>> BEGIN ENTRIES PROVIDED

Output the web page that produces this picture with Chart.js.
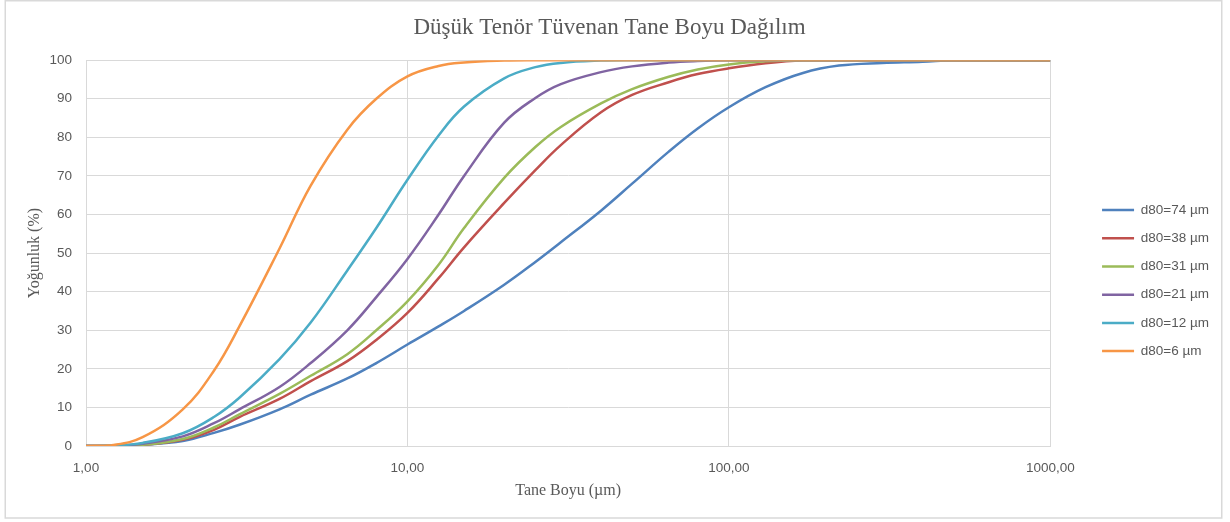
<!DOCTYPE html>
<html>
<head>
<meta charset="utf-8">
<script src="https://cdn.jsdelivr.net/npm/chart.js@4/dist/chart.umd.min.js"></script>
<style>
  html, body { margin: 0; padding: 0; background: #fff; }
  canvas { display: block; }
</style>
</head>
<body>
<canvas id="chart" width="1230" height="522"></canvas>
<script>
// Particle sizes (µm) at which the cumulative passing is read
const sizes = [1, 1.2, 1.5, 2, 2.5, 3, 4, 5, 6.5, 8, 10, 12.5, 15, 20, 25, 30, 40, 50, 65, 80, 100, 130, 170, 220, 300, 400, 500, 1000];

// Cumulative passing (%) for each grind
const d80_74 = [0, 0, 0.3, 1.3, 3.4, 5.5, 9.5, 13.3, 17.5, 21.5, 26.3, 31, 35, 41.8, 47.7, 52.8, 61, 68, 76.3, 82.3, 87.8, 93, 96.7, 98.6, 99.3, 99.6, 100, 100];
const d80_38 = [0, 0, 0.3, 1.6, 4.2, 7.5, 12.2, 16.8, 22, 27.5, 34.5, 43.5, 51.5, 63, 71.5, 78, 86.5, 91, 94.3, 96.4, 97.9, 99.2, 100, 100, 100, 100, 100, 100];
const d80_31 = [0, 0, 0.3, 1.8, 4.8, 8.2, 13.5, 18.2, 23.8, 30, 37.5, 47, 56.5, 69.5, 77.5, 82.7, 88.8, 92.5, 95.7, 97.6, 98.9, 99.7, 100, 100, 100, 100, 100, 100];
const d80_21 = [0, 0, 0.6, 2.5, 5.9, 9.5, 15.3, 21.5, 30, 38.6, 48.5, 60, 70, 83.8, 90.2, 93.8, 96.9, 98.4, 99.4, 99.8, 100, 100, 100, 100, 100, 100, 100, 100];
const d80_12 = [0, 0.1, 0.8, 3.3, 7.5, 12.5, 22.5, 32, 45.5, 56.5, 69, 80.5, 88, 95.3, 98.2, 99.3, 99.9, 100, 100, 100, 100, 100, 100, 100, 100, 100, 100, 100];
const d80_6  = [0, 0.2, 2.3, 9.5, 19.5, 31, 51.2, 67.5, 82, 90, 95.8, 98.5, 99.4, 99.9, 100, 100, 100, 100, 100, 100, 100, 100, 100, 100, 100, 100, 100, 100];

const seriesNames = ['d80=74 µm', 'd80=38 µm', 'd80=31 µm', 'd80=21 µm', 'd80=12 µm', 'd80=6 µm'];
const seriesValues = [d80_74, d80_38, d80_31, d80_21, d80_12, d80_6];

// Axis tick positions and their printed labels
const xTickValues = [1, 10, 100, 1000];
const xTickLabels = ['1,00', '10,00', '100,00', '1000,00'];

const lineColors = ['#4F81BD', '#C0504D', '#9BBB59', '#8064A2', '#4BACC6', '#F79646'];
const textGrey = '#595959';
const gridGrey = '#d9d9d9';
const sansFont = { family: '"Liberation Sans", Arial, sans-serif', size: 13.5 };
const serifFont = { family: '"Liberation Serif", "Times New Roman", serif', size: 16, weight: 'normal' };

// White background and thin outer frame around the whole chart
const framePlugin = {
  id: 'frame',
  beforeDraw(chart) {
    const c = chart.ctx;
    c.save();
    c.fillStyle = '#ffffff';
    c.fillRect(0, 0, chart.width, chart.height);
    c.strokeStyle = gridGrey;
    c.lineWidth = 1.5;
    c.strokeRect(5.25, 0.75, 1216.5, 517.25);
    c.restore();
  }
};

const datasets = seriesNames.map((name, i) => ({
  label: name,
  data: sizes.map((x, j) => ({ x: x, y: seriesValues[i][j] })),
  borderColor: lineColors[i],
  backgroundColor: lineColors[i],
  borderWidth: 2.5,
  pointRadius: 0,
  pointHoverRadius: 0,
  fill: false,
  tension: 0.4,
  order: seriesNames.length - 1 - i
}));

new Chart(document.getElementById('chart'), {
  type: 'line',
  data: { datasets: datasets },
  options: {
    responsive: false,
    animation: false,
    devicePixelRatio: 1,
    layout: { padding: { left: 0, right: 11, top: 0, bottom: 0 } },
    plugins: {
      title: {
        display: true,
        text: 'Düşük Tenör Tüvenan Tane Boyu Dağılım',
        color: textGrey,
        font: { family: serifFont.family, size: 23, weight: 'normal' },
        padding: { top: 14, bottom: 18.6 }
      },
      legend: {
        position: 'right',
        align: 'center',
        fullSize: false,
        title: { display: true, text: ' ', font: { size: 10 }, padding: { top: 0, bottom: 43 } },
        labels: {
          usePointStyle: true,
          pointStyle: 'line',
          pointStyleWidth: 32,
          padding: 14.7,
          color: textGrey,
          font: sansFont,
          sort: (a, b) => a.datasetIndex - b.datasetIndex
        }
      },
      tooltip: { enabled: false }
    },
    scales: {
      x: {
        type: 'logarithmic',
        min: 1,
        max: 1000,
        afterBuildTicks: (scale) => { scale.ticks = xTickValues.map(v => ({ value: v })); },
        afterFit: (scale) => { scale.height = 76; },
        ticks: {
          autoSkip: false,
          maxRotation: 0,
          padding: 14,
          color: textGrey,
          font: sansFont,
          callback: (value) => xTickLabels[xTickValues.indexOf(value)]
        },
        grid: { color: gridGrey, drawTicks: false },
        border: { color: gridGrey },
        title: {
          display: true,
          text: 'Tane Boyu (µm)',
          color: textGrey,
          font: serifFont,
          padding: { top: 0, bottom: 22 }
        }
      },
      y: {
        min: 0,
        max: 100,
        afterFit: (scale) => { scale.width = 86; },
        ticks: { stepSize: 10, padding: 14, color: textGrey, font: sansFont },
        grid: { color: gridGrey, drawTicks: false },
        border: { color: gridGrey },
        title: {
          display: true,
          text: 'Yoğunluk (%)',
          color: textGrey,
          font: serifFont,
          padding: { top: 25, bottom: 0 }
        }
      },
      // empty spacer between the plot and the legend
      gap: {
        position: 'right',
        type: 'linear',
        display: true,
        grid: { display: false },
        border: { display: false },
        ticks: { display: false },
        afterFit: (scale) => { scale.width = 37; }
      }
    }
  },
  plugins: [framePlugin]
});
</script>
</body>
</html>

>> END ENTRIES PROVIDED
>> BEGIN ENTRIES PROVIDED

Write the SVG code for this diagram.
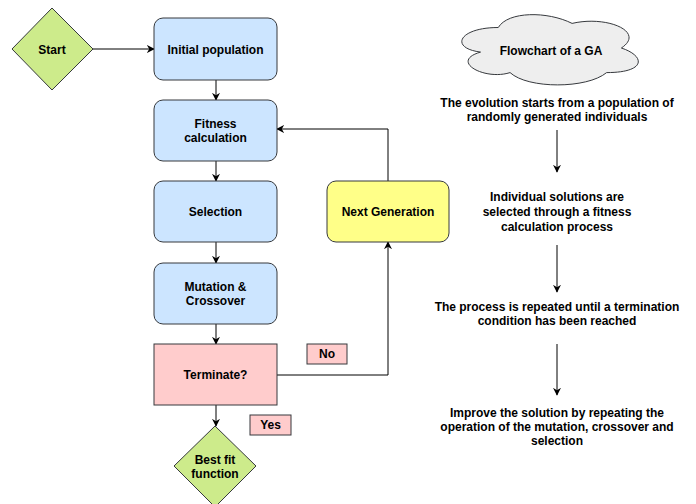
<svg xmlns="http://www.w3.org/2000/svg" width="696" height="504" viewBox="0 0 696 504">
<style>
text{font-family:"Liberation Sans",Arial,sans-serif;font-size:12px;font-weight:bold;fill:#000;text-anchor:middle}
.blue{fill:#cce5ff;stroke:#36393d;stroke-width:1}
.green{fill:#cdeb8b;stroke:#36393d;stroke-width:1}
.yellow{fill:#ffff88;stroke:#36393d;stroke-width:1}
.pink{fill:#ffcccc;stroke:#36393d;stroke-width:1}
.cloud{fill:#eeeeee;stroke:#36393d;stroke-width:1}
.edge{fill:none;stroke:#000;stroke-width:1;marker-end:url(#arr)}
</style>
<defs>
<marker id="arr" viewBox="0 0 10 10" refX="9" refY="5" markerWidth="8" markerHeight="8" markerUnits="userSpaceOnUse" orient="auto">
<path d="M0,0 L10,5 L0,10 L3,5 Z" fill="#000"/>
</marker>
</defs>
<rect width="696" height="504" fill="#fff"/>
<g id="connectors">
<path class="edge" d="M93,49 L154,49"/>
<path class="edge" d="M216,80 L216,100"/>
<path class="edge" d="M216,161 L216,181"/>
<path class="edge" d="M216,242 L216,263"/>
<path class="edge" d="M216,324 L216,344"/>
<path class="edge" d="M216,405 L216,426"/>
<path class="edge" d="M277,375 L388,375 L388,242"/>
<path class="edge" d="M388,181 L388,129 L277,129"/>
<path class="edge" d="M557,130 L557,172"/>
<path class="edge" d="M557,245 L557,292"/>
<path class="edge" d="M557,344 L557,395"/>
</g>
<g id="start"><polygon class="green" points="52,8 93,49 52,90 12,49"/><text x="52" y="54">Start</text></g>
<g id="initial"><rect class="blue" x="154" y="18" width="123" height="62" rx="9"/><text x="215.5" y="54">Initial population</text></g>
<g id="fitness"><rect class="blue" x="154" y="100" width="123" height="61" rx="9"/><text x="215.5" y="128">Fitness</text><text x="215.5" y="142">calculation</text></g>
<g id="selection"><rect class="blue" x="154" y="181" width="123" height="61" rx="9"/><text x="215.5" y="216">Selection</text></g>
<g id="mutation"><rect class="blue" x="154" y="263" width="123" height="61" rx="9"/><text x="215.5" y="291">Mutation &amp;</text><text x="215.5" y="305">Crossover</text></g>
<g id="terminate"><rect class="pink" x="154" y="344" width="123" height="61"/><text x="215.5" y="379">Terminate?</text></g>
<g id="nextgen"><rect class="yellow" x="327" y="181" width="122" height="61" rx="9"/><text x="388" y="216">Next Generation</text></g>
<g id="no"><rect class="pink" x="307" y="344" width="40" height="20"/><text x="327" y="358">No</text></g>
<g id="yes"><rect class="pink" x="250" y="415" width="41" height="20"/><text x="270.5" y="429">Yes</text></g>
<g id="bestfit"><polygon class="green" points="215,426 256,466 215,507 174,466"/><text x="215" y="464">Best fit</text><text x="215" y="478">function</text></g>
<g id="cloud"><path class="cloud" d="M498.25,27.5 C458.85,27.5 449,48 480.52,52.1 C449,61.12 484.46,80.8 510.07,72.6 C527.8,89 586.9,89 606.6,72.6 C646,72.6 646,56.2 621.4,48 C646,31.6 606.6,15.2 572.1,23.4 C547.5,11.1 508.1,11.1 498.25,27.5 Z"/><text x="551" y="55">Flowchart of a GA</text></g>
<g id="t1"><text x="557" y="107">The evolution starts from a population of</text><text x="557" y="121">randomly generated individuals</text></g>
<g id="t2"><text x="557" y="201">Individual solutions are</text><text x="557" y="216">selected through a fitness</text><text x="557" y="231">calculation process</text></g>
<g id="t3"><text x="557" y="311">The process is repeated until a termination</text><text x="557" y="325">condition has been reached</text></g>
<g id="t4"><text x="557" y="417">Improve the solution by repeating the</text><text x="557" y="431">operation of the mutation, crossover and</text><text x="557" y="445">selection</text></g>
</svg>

>> END ENTRIES PROVIDED

# WORK REQUIRED:
Look through the material and say how many lines hold "this". Give the number only.

# EXERCISE SOLUTION:
2